**THE DATA**
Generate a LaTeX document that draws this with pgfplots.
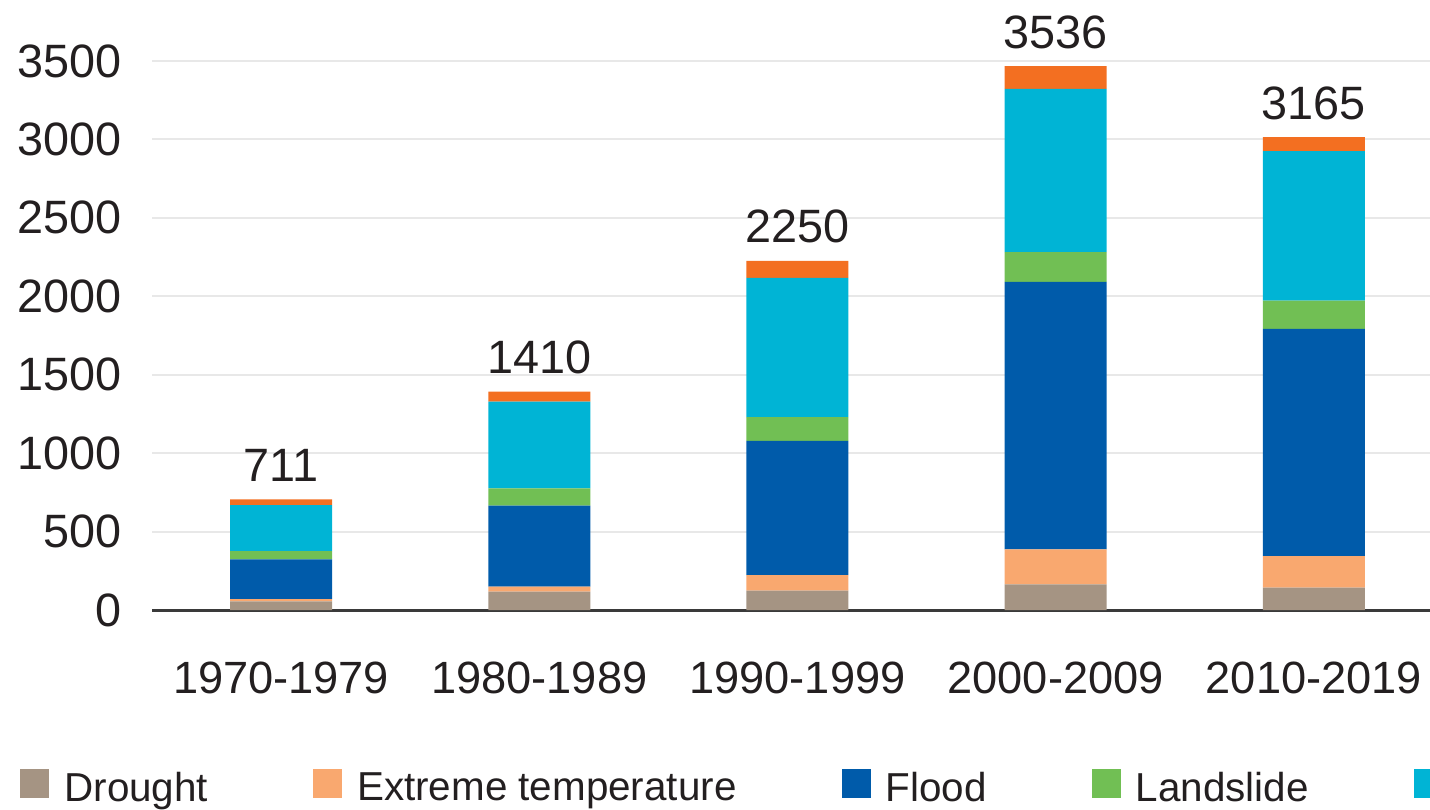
\documentclass[border=0pt]{standalone}
\usepackage{fontspec}
\setmainfont{Liberation Sans}
\usepackage{pgfplots}
\pgfplotsset{compat=1.18}
\definecolor{cDrought}{HTML}{A59483}
\definecolor{cTemp}{HTML}{F9A86F}
\definecolor{cFlood}{HTML}{005BAA}
\definecolor{cLand}{HTML}{71BF54}
\definecolor{cStorm}{HTML}{00B4D5}
\definecolor{cFire}{HTML}{F36F21}
\definecolor{txt}{HTML}{231F20}
\definecolor{gridc}{HTML}{E8E8E8}
\definecolor{axc}{HTML}{3A3A3A}
\tikzset{tl/.style={anchor=south, inner sep=0pt, yshift=8.5pt, text=txt, font=\fontsize{23.4}{28}\selectfont}}
\begin{document}
\begin{tikzpicture}
\begin{axis}[
  at={(76pt,99.5pt)}, anchor=south west,
  scale only axis, width=639pt, height=274.5pt,
  xmin=-0.5, xmax=4.45, ymin=0, ymax=3500,
  ybar stacked, bar width=0.395,
  clip=false,
  axis x line=bottom, axis y line=left,
  axis line style={-},
  x axis line style={draw=axc, line width=1.5pt},
  y axis line style={draw=none},
  major tick length=0pt,
  ymajorgrids, grid style={gridc, line width=1pt},
  xtick={0,1,2,3,4},
  xticklabels={1970-1979,1980-1989,1990-1999,2000-2009,2010-2019},
  ytick={0,500,1000,1500,2000,2500,3000,3500},
  /pgf/number format/assume math mode=true,
  /pgf/number format/1000 sep={},
  yticklabel style={font=\fontsize{23.4}{28}\selectfont, text=txt, inner sep=0pt, anchor=east, xshift=-15pt},
  xticklabel style={font=\fontsize{22.6}{27}\selectfont, text=txt, inner sep=0pt, anchor=north, yshift=-26pt},
  legend columns=6,
  legend image code/.code={\fill[#1] (0pt,-5pt) rectangle (14.5pt,9.5pt);},
  legend style={draw=none, fill=none, inner sep=0pt,
    at={(-0.1033,-0.2895)}, anchor=north west,
    font=\fontsize{20.2}{24}\selectfont, text=txt,
    nodes={inner sep=0pt},
    /tikz/column sep=7.5pt,
    /tikz/every even column/.append style={column sep=52.5pt}},
  legend cell align=left,
]
\addplot[fill=cDrought, draw=none] coordinates {(0,55) (1,117) (2,123) (3,163) (4,142)};
\addplot[fill=cTemp, draw=none] coordinates {(0,15) (1,32) (2,100) (3,224) (4,202)};
\addplot[fill=cFlood, draw=none] coordinates {(0,253) (1,516) (2,855) (3,1705) (4,1448)};
\addplot[fill=cLand, draw=none] coordinates {(0,53) (1,111) (2,151) (3,190) (4,181)};
\addplot[fill=cStorm, draw=none] coordinates {(0,292) (1,552) (2,888) (3,1041) (4,952)};
\addplot[fill=cFire, draw=none] coordinates {(0,38) (1,64) (2,109) (3,144) (4,90)};
\legend{Drought, Extreme temperature, Flood, Landslide, Storm, Wildfire}
\node[tl] at (axis cs:0,706) {711};
\node[tl] at (axis cs:1,1392) {1410};
\node[tl] at (axis cs:2,2226) {2250};
\node[tl] at (axis cs:3,3467) {3536};
\node[tl] at (axis cs:4,3015) {3165};
\end{axis}
\pgfresetboundingbox
\path[use as bounding box] (0,0) rectangle (715pt,404.5pt);
\end{tikzpicture}
\end{document}
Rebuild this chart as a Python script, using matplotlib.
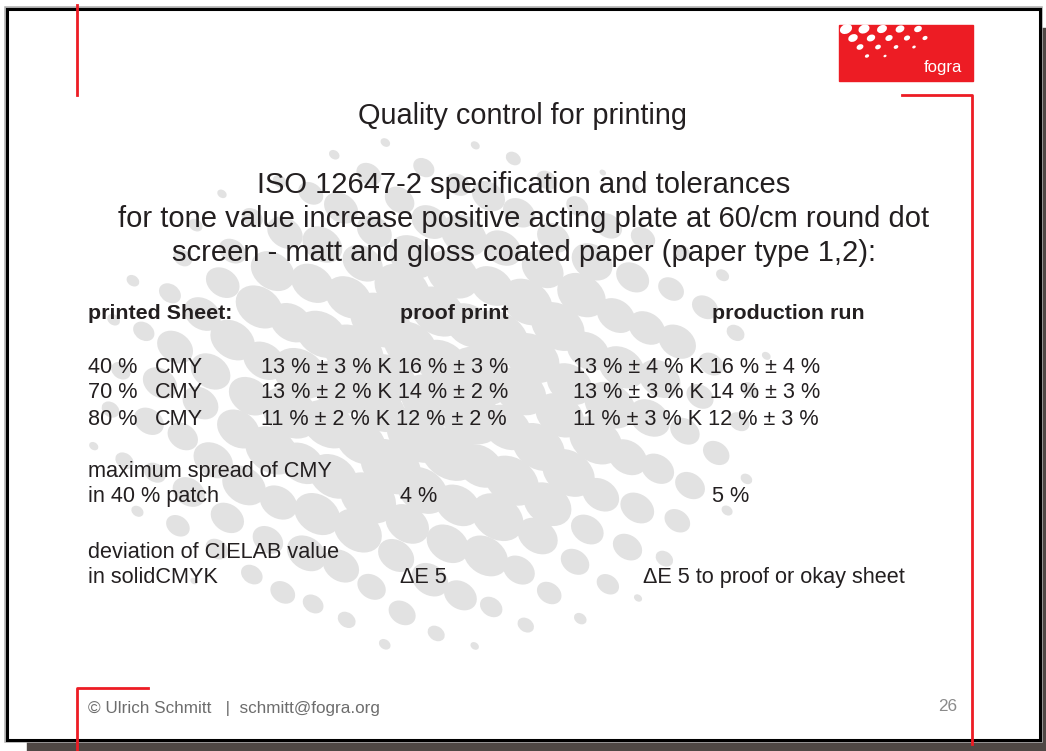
import numpy as np
import matplotlib
matplotlib.use("Agg")
import matplotlib.pyplot as plt
from matplotlib.patches import Rectangle, Ellipse

plt.rcParams['font.family'] = ['Liberation Sans', 'DejaVu Sans']

# ---------------- content ----------------
title = "Quality control for printing"
subtitle = ["ISO 12647-2 specification and tolerances",
            "for tone value increase positive acting plate at 60/cm round dot",
            "screen - matt and gloss coated paper (paper type 1,2):"]
headers = ["printed Sheet:", "proof print", "production run"]
tone_values = ["40 %", "70 %", "80 %"]
tone_inks = ["CMY", "CMY", "CMY"]
proof_cmy = [13, 13, 11]
proof_cmy_tol = [3, 2, 2]
proof_k = [16, 14, 12]
proof_k_tol = [3, 2, 2]
prod_cmy = [13, 13, 11]
prod_cmy_tol = [4, 3, 3]
prod_k = [16, 14, 12]
prod_k_tol = [4, 3, 3]
spread_label = ["maximum spread of CMY", "in 40 % patch"]
spread_values = ["4 %", "5 %"]
delta_label = ["deviation of CIELAB value", "in solidCMYK"]
delta_values = ["\u0394E 5", "\u0394E 5 to proof or okay sheet"]
footer = "\u00a9 Ulrich Schmitt   |  schmitt@fogra.org"
page_number = "26"

W, H = 1046, 751
fig = plt.figure(figsize=(W / 100, H / 100), dpi=100)
ax = fig.add_axes([0, 0, 1, 1])
ax.set_xlim(0, W)
ax.set_ylim(H, 0)
ax.axis('off')

RED = '#ed1c24'
TXT = '#231f20'
GRAY_BG = '#e2e2e2'

# shadow
ax.add_patch(Rectangle((1040, 28), 6, H - 28, color='#4f4845', zorder=1))
ax.add_patch(Rectangle((27, 740), W - 27, 11, color='#4f4845', zorder=1))
# slide
ax.add_patch(Rectangle((7, 9), 1033, 731, facecolor='white', edgecolor='#b0b0b0', lw=4.0, zorder=2))
ax.add_patch(Rectangle((7, 9), 1033, 731, facecolor='white', edgecolor='black', lw=2.2, zorder=3))

# background halftone decoration (dense grey with white holes, thinning outward)
cx, cy, R = 430, 395, 340
s = 40.0
ang = np.deg2rad(28)
for i in range(-14, 15):
    for j in range(-14, 15):
        x = cx + s * (i * np.cos(ang) - j * np.sin(ang))
        y = cy + s * (i * np.sin(ang) + j * np.cos(ang))
        x += 6 * np.sin(0.9 * i + 1.7 * j)
        y += 6 * np.cos(1.3 * i - 0.7 * j)
        d = np.hypot((x - cx) / 1.05, (y - cy) / 0.78)
        if d >= R:
            continue
        t = d / R
        r = s * 0.68 * (1 - t ** 2.0) ** 0.75
        r *= 1 + 0.12 * np.sin(2.1 * i + 0.6 * j)
        if r < 3:
            continue
        ax.add_patch(Ellipse((x, y), 2 * r * 1.15, 2 * r * 0.88, angle=35,
                             color=GRAY_BG, lw=0, zorder=4))

# red corner lines
lw_red = 2.0
ax.plot([77, 77], [5, 95], color=RED, lw=lw_red, zorder=6)
ax.plot([902, 972, 972], [95, 95, 744], color=RED, lw=lw_red, zorder=6)
ax.plot([148, 77, 77], [688, 688, 751], color=RED, lw=lw_red, zorder=6)

# logo
ax.add_patch(Rectangle((839, 25), 134, 56, color=RED, zorder=6))
for row in range(4):
    for col in range(5):
        x = 846 + col * 18 + row * 7
        y = 29 + row * 9
        rr = 5.5 - row * 1.2 - col * 0.5
        if rr > 1.2 and x < 930:
            ax.add_patch(Ellipse((x, y), 2.3 * rr, 1.7 * rr, angle=-25,
                                 color='white', lw=0, zorder=7))
ax.text(962, 72, "fogra", color='white', fontsize=12, ha='right',
        va='baseline', zorder=8)

# titles
ax.text(522, 124, title, fontsize=20.8, color=TXT, ha='center', va='baseline', zorder=10)
for k, line in enumerate(subtitle):
    ax.text(524, 193 + k * 34, line, fontsize=21, color=TXT, ha='center',
            va='baseline', zorder=10)

fs = 15.6
# headers
ax.text(88, 319, headers[0], fontsize=fs - 0.2, fontweight='bold', color=TXT, va='baseline', zorder=10)
ax.text(400, 319, headers[1], fontsize=fs - 0.2, fontweight='bold', color=TXT, va='baseline', zorder=10)
ax.text(712, 319, headers[2], fontsize=fs - 0.2, fontweight='bold', color=TXT, va='baseline', zorder=10)

row_y = [373, 398, 425]
for k in range(3):
    y = row_y[k]
    ax.text(88, y, tone_values[k], fontsize=fs, color=TXT, va='baseline', zorder=10)
    ax.text(155, y, tone_inks[k], fontsize=fs, color=TXT, va='baseline', zorder=10)
    ax.text(261, y, f"{proof_cmy[k]} % \u00b1 {proof_cmy_tol[k]} % K {proof_k[k]} % \u00b1 {proof_k_tol[k]} %",
            fontsize=fs, color=TXT, va='baseline', zorder=10)
    ax.text(573, y, f"{prod_cmy[k]} % \u00b1 {prod_cmy_tol[k]} % K {prod_k[k]} % \u00b1 {prod_k_tol[k]} %",
            fontsize=fs, color=TXT, va='baseline', zorder=10)

ax.text(88, 477, spread_label[0], fontsize=fs, color=TXT, va='baseline', zorder=10)
ax.text(88, 502, spread_label[1], fontsize=fs, color=TXT, va='baseline', zorder=10)
ax.text(400, 502, spread_values[0], fontsize=fs, color=TXT, va='baseline', zorder=10)
ax.text(712, 502, spread_values[1], fontsize=fs, color=TXT, va='baseline', zorder=10)

ax.text(88, 558, delta_label[0], fontsize=fs, color=TXT, va='baseline', zorder=10)
ax.text(88, 583, delta_label[1], fontsize=fs, color=TXT, va='baseline', zorder=10)
ax.text(400, 583, delta_values[0], fontsize=fs, color=TXT, va='baseline', zorder=10)
ax.text(643, 583, delta_values[1], fontsize=fs, color=TXT, va='baseline', zorder=10)

# footer
ax.text(88, 713, footer, fontsize=12.3, color='#6d6d6d', va='baseline', zorder=10)
ax.text(957, 711, page_number, fontsize=12.3, color='#8a8a8a', ha='right', va='baseline', zorder=10)

fig.savefig("out.png", dpi=100)
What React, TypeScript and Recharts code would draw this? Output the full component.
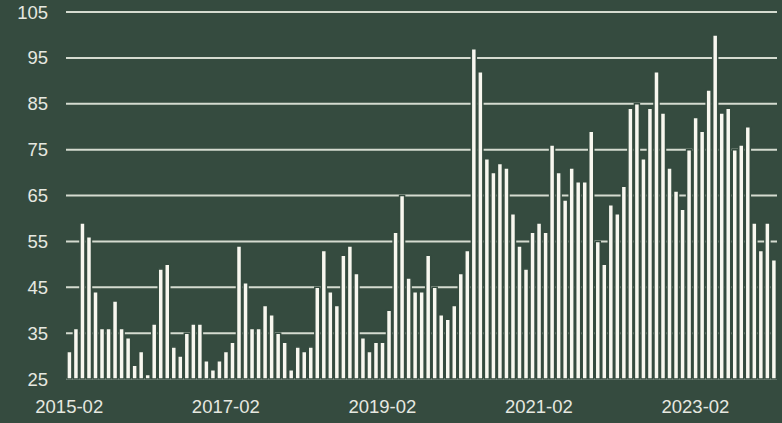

**OBJECTIVE**
From the records above, copy only the lines running from the line holding "Rebuild this chart" through the line holding "GRAY_BG = '#e2e2e2'", with no pictures.

**ANSWER IN FULL**
Rebuild this chart as a Python script, using matplotlib.
import numpy as np
import matplotlib
matplotlib.use("Agg")
import matplotlib.pyplot as plt
from matplotlib.patches import Rectangle, Ellipse

plt.rcParams['font.family'] = ['Liberation Sans', 'DejaVu Sans']

# ---------------- content ----------------
title = "Quality control for printing"
subtitle = ["ISO 12647-2 specification and tolerances",
            "for tone value increase positive acting plate at 60/cm round dot",
            "screen - matt and gloss coated paper (paper type 1,2):"]
headers = ["printed Sheet:", "proof print", "production run"]
tone_values = ["40 %", "70 %", "80 %"]
tone_inks = ["CMY", "CMY", "CMY"]
proof_cmy = [13, 13, 11]
proof_cmy_tol = [3, 2, 2]
proof_k = [16, 14, 12]
proof_k_tol = [3, 2, 2]
prod_cmy = [13, 13, 11]
prod_cmy_tol = [4, 3, 3]
prod_k = [16, 14, 12]
prod_k_tol = [4, 3, 3]
spread_label = ["maximum spread of CMY", "in 40 % patch"]
spread_values = ["4 %", "5 %"]
delta_label = ["deviation of CIELAB value", "in solidCMYK"]
delta_values = ["\u0394E 5", "\u0394E 5 to proof or okay sheet"]
footer = "\u00a9 Ulrich Schmitt   |  schmitt@fogra.org"
page_number = "26"

W, H = 1046, 751
fig = plt.figure(figsize=(W / 100, H / 100), dpi=100)
ax = fig.add_axes([0, 0, 1, 1])
ax.set_xlim(0, W)
ax.set_ylim(H, 0)
ax.axis('off')

RED = '#ed1c24'
TXT = '#231f20'
GRAY_BG = '#e2e2e2'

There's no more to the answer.